>> START Records provided

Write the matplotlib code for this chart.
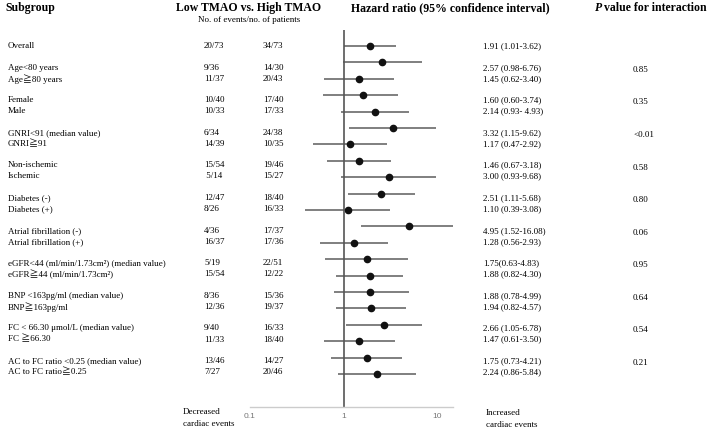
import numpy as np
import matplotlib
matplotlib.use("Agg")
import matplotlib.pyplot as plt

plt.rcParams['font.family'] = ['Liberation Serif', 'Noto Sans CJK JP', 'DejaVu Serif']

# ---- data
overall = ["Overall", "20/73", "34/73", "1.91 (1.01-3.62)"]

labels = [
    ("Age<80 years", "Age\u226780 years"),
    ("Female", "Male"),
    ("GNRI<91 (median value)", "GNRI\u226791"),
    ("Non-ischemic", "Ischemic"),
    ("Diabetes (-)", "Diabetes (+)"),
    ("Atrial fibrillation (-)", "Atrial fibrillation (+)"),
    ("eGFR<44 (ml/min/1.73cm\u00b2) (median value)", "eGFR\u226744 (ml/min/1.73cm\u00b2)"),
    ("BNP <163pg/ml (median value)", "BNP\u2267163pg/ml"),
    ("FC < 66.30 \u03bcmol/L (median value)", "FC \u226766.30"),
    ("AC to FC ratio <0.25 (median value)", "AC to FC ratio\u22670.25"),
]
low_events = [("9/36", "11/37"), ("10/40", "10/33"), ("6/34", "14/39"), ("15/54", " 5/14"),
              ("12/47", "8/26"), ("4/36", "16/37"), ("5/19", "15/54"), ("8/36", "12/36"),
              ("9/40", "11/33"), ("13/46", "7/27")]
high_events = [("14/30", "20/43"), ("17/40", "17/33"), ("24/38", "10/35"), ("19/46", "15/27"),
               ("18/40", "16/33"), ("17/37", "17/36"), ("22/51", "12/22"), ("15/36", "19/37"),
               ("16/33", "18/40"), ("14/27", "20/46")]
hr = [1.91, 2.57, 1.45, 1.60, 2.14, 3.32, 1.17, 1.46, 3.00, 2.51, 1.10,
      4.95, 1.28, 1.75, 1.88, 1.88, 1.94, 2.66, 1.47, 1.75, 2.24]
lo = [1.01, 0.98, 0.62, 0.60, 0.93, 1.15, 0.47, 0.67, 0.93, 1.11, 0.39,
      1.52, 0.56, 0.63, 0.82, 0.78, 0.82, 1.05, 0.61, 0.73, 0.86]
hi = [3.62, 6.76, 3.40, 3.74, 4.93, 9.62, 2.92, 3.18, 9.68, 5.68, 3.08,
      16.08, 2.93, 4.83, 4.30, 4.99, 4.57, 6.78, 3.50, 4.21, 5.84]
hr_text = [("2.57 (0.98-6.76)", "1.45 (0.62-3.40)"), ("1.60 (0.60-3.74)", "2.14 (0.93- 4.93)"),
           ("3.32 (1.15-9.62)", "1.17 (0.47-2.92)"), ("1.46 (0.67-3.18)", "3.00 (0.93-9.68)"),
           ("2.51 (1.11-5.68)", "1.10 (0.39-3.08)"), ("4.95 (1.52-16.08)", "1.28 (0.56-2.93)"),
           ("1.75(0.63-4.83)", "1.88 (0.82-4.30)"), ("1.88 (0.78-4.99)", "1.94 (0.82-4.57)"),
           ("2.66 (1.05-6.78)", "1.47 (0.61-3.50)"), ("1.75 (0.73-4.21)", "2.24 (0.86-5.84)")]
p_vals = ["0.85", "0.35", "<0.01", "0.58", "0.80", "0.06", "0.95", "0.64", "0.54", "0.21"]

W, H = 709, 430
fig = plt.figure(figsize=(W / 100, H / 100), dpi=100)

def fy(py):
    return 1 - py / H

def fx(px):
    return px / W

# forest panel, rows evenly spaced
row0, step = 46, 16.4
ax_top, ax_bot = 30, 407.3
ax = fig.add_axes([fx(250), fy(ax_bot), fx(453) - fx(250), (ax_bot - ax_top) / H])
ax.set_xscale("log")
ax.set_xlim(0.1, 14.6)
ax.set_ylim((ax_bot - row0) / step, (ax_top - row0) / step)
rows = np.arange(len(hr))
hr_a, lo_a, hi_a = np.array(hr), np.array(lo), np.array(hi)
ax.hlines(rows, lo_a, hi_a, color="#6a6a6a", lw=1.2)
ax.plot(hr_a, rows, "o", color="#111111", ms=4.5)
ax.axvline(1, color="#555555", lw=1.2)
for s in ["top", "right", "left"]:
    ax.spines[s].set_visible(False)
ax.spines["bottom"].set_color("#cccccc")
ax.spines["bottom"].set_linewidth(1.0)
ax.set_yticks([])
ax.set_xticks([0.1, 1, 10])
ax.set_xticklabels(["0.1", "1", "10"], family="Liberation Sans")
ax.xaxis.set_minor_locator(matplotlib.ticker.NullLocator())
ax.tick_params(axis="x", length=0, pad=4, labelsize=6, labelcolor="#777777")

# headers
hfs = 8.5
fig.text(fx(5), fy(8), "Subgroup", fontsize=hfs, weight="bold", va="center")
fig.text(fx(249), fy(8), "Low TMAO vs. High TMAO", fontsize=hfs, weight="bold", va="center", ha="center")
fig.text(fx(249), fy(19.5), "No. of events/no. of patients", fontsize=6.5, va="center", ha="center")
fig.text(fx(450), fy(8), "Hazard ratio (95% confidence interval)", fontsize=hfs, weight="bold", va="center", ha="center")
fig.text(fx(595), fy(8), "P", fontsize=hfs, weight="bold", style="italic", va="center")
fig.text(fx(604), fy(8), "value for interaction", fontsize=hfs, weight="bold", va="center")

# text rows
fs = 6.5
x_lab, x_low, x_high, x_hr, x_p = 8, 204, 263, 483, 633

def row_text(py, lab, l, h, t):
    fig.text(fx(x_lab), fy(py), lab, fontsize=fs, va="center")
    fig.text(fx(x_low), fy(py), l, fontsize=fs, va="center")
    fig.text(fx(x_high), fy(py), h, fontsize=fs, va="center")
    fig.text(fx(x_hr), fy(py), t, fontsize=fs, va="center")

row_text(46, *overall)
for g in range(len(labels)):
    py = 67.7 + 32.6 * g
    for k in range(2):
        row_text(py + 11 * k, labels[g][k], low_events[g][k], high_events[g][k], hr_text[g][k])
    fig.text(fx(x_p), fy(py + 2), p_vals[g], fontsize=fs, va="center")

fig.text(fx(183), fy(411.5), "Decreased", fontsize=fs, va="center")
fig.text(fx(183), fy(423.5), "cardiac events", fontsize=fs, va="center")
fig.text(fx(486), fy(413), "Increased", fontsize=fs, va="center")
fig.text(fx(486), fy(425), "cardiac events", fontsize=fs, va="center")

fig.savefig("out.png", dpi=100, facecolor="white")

>> END Records provided
>> START Records provided

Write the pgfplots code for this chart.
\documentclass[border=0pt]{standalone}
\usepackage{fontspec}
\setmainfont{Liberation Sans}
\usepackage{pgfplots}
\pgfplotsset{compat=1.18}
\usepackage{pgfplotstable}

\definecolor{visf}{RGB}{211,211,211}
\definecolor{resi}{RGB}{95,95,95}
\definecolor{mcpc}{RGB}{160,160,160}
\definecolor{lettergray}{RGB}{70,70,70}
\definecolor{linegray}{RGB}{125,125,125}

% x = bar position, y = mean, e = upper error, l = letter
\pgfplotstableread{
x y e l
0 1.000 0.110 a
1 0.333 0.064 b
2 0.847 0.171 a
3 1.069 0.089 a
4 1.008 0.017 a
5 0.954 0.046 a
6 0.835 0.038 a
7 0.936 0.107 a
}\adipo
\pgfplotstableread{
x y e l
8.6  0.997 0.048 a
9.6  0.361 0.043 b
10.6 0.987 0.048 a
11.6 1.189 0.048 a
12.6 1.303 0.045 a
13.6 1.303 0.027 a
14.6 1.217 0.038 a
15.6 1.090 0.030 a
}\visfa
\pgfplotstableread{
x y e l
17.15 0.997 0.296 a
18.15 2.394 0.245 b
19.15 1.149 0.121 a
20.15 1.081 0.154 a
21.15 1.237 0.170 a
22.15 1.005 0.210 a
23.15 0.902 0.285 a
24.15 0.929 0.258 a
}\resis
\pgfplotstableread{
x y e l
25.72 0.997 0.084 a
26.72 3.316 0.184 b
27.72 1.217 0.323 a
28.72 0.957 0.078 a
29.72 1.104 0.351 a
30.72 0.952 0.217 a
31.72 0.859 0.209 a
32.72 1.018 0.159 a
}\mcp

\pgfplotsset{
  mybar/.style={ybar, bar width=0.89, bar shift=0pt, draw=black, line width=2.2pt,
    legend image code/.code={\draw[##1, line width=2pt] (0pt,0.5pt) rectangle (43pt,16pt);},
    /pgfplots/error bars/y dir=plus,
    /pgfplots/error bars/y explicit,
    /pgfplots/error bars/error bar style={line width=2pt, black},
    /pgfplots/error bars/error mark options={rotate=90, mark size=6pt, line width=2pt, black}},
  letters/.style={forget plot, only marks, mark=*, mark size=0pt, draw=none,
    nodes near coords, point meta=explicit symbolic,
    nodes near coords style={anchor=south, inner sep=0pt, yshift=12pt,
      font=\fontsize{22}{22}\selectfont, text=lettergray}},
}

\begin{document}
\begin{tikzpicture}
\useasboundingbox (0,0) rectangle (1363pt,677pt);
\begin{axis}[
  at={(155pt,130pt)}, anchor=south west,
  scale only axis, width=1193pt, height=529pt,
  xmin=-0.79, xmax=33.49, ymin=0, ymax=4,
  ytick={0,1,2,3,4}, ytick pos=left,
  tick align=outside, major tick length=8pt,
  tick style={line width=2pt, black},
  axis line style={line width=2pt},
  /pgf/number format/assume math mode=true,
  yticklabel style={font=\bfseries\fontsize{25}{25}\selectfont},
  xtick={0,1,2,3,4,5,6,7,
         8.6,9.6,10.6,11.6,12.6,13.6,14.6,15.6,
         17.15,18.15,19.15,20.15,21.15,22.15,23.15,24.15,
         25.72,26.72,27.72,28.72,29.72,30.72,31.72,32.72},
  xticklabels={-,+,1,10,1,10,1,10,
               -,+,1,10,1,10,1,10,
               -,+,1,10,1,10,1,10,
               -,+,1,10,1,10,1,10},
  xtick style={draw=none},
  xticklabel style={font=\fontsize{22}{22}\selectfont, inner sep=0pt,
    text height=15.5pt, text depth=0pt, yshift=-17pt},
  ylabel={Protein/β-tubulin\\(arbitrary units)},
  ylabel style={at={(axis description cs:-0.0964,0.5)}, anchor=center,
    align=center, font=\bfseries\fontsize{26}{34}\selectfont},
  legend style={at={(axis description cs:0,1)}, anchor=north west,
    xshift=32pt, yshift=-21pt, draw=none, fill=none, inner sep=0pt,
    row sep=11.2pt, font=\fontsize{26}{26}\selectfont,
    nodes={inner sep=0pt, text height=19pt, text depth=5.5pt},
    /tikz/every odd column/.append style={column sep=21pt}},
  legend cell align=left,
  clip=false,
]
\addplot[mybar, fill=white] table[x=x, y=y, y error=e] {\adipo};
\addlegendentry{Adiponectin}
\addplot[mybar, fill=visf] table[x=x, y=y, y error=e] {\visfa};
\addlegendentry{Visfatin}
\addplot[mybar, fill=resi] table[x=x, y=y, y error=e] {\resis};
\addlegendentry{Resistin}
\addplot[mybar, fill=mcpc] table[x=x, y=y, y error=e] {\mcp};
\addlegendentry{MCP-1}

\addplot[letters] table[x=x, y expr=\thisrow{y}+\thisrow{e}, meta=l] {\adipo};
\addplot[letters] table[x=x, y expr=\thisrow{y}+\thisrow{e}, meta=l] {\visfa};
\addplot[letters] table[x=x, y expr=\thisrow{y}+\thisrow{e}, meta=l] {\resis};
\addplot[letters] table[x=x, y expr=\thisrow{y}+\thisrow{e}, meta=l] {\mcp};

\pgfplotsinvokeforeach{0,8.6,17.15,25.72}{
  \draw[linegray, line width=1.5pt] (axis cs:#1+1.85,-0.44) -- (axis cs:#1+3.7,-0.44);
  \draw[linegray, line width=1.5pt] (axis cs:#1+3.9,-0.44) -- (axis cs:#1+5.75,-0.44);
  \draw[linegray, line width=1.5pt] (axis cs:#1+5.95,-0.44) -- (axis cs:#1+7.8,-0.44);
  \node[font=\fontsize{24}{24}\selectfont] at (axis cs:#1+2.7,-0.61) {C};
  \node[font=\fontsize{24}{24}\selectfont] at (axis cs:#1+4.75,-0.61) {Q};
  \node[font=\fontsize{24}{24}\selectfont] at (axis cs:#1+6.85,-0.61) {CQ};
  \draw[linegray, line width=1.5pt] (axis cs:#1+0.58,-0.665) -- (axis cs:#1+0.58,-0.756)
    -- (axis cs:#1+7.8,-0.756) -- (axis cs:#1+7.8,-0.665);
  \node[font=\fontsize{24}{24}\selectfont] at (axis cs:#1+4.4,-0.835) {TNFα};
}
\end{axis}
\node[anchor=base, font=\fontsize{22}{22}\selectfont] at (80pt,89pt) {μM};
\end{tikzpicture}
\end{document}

>> END Records provided

**Stated goal:** Go through the records and gather the lines that hold "chart".

**Expected answer:**
Write the matplotlib code for this chart.
Write the pgfplots code for this chart.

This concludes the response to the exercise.